*What you are asked to do*
Gather all lines in the entries below that include the word "this".

*Data extract*

::::::::::

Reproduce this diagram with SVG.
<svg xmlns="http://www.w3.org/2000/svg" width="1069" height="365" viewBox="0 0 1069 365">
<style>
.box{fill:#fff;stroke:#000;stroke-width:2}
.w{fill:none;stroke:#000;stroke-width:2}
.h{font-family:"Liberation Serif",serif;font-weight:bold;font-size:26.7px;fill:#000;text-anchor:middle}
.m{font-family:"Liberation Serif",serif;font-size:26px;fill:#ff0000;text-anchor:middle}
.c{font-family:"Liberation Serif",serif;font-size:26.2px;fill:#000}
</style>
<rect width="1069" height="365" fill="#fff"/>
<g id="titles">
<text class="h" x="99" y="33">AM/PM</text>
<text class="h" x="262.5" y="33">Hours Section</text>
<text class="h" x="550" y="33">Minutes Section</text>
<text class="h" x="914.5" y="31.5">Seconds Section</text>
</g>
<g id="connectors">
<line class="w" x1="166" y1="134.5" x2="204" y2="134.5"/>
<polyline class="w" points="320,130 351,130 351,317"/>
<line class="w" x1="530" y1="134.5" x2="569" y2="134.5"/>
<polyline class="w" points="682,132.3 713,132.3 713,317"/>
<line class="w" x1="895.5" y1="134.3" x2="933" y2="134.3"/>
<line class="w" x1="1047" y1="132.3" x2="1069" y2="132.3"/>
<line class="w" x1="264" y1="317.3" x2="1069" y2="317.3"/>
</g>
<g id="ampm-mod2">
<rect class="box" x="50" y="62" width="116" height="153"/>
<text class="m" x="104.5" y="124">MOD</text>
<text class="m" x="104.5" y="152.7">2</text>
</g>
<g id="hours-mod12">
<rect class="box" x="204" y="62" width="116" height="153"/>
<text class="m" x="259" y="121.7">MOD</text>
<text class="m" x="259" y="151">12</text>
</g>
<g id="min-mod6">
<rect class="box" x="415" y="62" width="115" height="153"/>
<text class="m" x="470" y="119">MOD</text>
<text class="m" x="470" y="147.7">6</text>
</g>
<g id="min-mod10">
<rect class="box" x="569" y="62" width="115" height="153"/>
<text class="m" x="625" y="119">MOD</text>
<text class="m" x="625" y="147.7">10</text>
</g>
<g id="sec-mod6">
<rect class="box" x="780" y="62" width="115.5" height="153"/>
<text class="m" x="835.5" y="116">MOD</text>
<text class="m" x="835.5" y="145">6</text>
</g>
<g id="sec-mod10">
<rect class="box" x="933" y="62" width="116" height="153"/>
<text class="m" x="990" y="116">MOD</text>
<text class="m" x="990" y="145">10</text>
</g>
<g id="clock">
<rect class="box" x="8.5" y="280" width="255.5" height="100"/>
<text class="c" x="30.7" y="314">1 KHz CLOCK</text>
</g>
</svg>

::::::::::

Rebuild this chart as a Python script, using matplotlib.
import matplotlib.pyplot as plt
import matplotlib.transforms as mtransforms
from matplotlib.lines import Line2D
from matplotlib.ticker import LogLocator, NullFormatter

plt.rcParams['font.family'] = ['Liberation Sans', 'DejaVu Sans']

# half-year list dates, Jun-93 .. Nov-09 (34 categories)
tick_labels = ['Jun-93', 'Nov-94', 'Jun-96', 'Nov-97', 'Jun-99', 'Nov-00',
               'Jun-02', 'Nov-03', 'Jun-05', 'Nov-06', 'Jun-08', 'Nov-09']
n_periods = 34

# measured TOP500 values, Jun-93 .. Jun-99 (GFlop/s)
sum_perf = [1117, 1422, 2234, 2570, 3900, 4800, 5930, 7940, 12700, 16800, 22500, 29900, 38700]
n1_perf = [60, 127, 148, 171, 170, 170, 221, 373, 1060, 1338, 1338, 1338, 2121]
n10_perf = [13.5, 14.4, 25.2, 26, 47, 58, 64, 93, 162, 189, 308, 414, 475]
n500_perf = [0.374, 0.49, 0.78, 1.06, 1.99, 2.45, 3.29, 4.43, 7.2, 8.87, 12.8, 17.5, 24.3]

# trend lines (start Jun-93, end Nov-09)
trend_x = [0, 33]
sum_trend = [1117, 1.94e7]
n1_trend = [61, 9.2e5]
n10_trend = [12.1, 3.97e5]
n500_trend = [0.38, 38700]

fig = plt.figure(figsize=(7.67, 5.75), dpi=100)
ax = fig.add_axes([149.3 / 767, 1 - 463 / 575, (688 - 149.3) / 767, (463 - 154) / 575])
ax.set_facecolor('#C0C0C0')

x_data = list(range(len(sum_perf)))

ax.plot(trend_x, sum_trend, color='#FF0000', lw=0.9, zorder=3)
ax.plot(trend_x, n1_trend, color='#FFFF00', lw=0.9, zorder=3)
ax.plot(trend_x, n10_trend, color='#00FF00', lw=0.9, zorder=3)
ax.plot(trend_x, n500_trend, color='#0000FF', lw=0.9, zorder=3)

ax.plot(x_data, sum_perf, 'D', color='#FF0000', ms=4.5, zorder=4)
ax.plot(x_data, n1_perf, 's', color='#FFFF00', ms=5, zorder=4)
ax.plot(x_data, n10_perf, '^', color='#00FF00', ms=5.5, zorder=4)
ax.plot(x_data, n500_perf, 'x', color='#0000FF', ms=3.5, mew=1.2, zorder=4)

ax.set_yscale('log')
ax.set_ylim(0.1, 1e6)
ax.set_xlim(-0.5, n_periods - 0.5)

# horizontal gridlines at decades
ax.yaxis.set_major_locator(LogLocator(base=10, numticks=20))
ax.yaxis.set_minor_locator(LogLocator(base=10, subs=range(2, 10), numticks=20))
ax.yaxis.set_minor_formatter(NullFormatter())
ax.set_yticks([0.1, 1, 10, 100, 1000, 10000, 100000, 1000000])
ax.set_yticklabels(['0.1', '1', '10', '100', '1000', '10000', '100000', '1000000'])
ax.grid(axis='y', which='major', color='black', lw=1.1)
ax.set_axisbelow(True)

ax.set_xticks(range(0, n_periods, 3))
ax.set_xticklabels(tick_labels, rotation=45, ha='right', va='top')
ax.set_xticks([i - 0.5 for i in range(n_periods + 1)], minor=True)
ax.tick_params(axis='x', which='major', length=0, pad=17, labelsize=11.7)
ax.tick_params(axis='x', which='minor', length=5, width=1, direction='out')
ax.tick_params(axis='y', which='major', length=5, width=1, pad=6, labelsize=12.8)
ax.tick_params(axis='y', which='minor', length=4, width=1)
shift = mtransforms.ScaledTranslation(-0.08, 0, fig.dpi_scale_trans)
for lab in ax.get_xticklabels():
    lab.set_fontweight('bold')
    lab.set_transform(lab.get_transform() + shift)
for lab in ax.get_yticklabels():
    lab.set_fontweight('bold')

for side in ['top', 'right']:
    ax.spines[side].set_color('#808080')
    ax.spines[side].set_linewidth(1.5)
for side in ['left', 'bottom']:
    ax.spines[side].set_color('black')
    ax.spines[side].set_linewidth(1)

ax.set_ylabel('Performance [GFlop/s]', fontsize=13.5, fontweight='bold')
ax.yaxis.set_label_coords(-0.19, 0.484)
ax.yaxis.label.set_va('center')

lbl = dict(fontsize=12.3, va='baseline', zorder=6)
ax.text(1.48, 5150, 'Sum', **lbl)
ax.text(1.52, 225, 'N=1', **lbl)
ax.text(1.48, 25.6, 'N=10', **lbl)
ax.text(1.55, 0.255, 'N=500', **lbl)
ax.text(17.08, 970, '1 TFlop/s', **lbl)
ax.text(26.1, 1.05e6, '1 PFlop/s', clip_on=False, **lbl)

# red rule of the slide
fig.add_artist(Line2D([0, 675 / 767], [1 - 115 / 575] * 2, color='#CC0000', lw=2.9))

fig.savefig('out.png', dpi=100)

::::::::::

*Expected answer*
Reproduce this diagram with SVG.
Rebuild this chart as a Python script, using matplotlib.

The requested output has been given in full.